**To do**
All entries below need to be written out exactly, but without their pictures.

**Records shown**
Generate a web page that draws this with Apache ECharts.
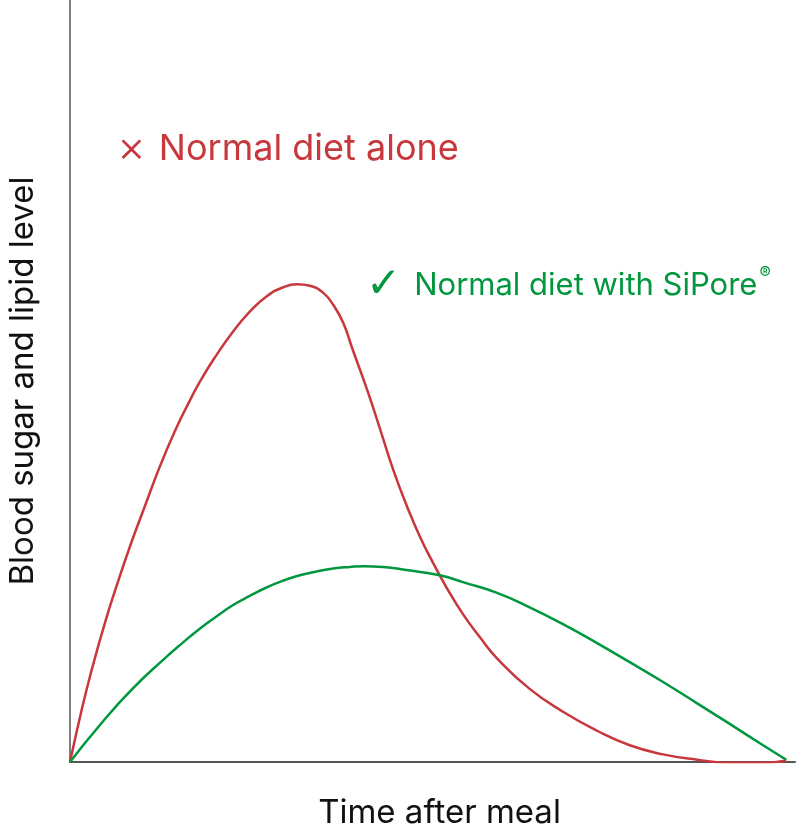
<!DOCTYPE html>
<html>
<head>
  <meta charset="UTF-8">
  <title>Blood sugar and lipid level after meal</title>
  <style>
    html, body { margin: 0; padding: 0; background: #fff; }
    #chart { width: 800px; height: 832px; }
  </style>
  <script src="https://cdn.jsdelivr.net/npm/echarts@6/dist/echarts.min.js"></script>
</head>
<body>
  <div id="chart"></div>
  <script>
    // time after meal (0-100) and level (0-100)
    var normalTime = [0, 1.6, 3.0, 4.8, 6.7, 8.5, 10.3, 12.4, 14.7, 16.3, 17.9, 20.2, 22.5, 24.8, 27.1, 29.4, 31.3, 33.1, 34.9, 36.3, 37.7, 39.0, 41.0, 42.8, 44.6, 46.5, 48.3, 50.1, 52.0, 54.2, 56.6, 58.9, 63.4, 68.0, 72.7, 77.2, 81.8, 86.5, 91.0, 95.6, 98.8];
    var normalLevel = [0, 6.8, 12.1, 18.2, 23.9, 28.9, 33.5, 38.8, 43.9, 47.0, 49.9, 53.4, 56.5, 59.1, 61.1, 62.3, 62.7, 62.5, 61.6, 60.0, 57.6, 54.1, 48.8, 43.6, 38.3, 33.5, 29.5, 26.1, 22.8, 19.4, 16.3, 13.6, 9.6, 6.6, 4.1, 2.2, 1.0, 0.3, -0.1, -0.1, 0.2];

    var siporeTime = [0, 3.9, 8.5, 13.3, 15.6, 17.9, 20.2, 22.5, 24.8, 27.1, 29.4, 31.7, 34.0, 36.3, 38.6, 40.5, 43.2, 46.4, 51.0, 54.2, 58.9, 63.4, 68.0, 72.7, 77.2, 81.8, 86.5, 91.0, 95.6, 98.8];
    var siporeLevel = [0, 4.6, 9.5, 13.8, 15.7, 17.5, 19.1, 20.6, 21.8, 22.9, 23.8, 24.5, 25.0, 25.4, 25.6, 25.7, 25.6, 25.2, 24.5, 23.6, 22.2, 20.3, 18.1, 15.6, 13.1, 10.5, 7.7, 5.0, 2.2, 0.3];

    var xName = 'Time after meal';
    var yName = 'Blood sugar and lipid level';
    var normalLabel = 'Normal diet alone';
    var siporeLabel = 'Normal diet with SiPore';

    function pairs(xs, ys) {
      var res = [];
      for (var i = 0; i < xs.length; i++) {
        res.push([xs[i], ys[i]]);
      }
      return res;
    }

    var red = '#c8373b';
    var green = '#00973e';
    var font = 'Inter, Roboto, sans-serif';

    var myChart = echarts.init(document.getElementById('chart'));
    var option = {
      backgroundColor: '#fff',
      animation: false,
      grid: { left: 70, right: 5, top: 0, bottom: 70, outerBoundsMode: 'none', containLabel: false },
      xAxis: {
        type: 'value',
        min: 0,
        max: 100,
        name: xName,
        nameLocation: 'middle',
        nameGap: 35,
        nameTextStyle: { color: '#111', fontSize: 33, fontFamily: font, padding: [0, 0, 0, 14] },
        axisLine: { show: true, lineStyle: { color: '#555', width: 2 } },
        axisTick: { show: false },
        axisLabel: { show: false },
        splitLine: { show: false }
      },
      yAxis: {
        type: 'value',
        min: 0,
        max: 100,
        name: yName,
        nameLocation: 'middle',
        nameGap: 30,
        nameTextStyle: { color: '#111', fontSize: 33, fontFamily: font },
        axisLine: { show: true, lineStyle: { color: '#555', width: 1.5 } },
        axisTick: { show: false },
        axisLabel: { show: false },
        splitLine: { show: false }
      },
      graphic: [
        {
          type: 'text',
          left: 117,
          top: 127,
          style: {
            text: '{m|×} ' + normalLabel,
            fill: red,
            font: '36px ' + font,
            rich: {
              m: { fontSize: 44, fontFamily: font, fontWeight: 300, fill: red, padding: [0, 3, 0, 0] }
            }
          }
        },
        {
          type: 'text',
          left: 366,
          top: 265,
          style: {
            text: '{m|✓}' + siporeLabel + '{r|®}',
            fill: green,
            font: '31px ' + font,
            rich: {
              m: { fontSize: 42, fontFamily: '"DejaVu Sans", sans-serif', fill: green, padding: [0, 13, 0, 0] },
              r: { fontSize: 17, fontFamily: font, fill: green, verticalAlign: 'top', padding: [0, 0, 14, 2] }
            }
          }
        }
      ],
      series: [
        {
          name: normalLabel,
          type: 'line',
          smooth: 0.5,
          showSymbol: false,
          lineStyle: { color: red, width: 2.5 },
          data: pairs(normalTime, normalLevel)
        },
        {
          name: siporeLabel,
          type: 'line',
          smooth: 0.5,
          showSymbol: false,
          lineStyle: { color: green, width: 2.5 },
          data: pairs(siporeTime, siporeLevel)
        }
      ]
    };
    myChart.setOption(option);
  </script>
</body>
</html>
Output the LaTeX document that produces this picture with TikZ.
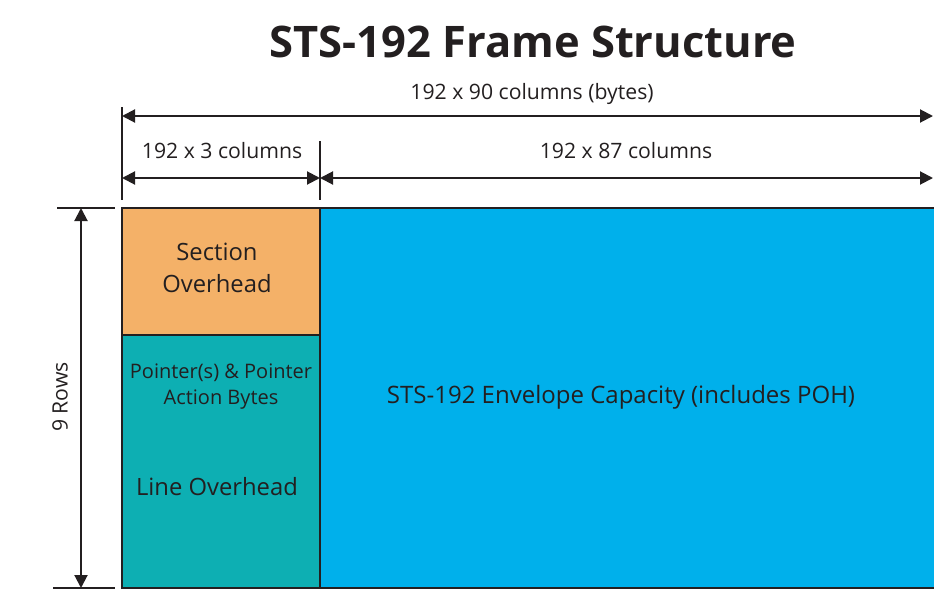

**Reply**
Generate a web page that draws this with Apache ECharts.
<!DOCTYPE html>
<html>
<head>
  <meta charset="UTF-8">
  <title>Blood sugar and lipid level after meal</title>
  <style>
    html, body { margin: 0; padding: 0; background: #fff; }
    #chart { width: 800px; height: 832px; }
  </style>
  <script src="https://cdn.jsdelivr.net/npm/echarts@6/dist/echarts.min.js"></script>
</head>
<body>
  <div id="chart"></div>
  <script>
    // time after meal (0-100) and level (0-100)
    var normalTime = [0, 1.6, 3.0, 4.8, 6.7, 8.5, 10.3, 12.4, 14.7, 16.3, 17.9, 20.2, 22.5, 24.8, 27.1, 29.4, 31.3, 33.1, 34.9, 36.3, 37.7, 39.0, 41.0, 42.8, 44.6, 46.5, 48.3, 50.1, 52.0, 54.2, 56.6, 58.9, 63.4, 68.0, 72.7, 77.2, 81.8, 86.5, 91.0, 95.6, 98.8];
    var normalLevel = [0, 6.8, 12.1, 18.2, 23.9, 28.9, 33.5, 38.8, 43.9, 47.0, 49.9, 53.4, 56.5, 59.1, 61.1, 62.3, 62.7, 62.5, 61.6, 60.0, 57.6, 54.1, 48.8, 43.6, 38.3, 33.5, 29.5, 26.1, 22.8, 19.4, 16.3, 13.6, 9.6, 6.6, 4.1, 2.2, 1.0, 0.3, -0.1, -0.1, 0.2];

    var siporeTime = [0, 3.9, 8.5, 13.3, 15.6, 17.9, 20.2, 22.5, 24.8, 27.1, 29.4, 31.7, 34.0, 36.3, 38.6, 40.5, 43.2, 46.4, 51.0, 54.2, 58.9, 63.4, 68.0, 72.7, 77.2, 81.8, 86.5, 91.0, 95.6, 98.8];
    var siporeLevel = [0, 4.6, 9.5, 13.8, 15.7, 17.5, 19.1, 20.6, 21.8, 22.9, 23.8, 24.5, 25.0, 25.4, 25.6, 25.7, 25.6, 25.2, 24.5, 23.6, 22.2, 20.3, 18.1, 15.6, 13.1, 10.5, 7.7, 5.0, 2.2, 0.3];

    var xName = 'Time after meal';
    var yName = 'Blood sugar and lipid level';
    var normalLabel = 'Normal diet alone';
    var siporeLabel = 'Normal diet with SiPore';

    function pairs(xs, ys) {
      var res = [];
      for (var i = 0; i < xs.length; i++) {
        res.push([xs[i], ys[i]]);
      }
      return res;
    }

    var red = '#c8373b';
    var green = '#00973e';
    var font = 'Inter, Roboto, sans-serif';

    var myChart = echarts.init(document.getElementById('chart'));
    var option = {
      backgroundColor: '#fff',
      animation: false,
      grid: { left: 70, right: 5, top: 0, bottom: 70, outerBoundsMode: 'none', containLabel: false },
      xAxis: {
        type: 'value',
        min: 0,
        max: 100,
        name: xName,
        nameLocation: 'middle',
        nameGap: 35,
        nameTextStyle: { color: '#111', fontSize: 33, fontFamily: font, padding: [0, 0, 0, 14] },
        axisLine: { show: true, lineStyle: { color: '#555', width: 2 } },
        axisTick: { show: false },
        axisLabel: { show: false },
        splitLine: { show: false }
      },
      yAxis: {
        type: 'value',
        min: 0,
        max: 100,
        name: yName,
        nameLocation: 'middle',
        nameGap: 30,
        nameTextStyle: { color: '#111', fontSize: 33, fontFamily: font },
        axisLine: { show: true, lineStyle: { color: '#555', width: 1.5 } },
        axisTick: { show: false },
        axisLabel: { show: false },
        splitLine: { show: false }
      },
      graphic: [
        {
          type: 'text',
          left: 117,
          top: 127,
          style: {
            text: '{m|×} ' + normalLabel,
            fill: red,
            font: '36px ' + font,
            rich: {
              m: { fontSize: 44, fontFamily: font, fontWeight: 300, fill: red, padding: [0, 3, 0, 0] }
            }
          }
        },
        {
          type: 'text',
          left: 366,
          top: 265,
          style: {
            text: '{m|✓}' + siporeLabel + '{r|®}',
            fill: green,
            font: '31px ' + font,
            rich: {
              m: { fontSize: 42, fontFamily: '"DejaVu Sans", sans-serif', fill: green, padding: [0, 13, 0, 0] },
              r: { fontSize: 17, fontFamily: font, fill: green, verticalAlign: 'top', padding: [0, 0, 14, 2] }
            }
          }
        }
      ],
      series: [
        {
          name: normalLabel,
          type: 'line',
          smooth: 0.5,
          showSymbol: false,
          lineStyle: { color: red, width: 2.5 },
          data: pairs(normalTime, normalLevel)
        },
        {
          name: siporeLabel,
          type: 'line',
          smooth: 0.5,
          showSymbol: false,
          lineStyle: { color: green, width: 2.5 },
          data: pairs(siporeTime, siporeLevel)
        }
      ]
    };
    myChart.setOption(option);
  </script>
</body>
</html>
Output the LaTeX document that produces this picture with TikZ.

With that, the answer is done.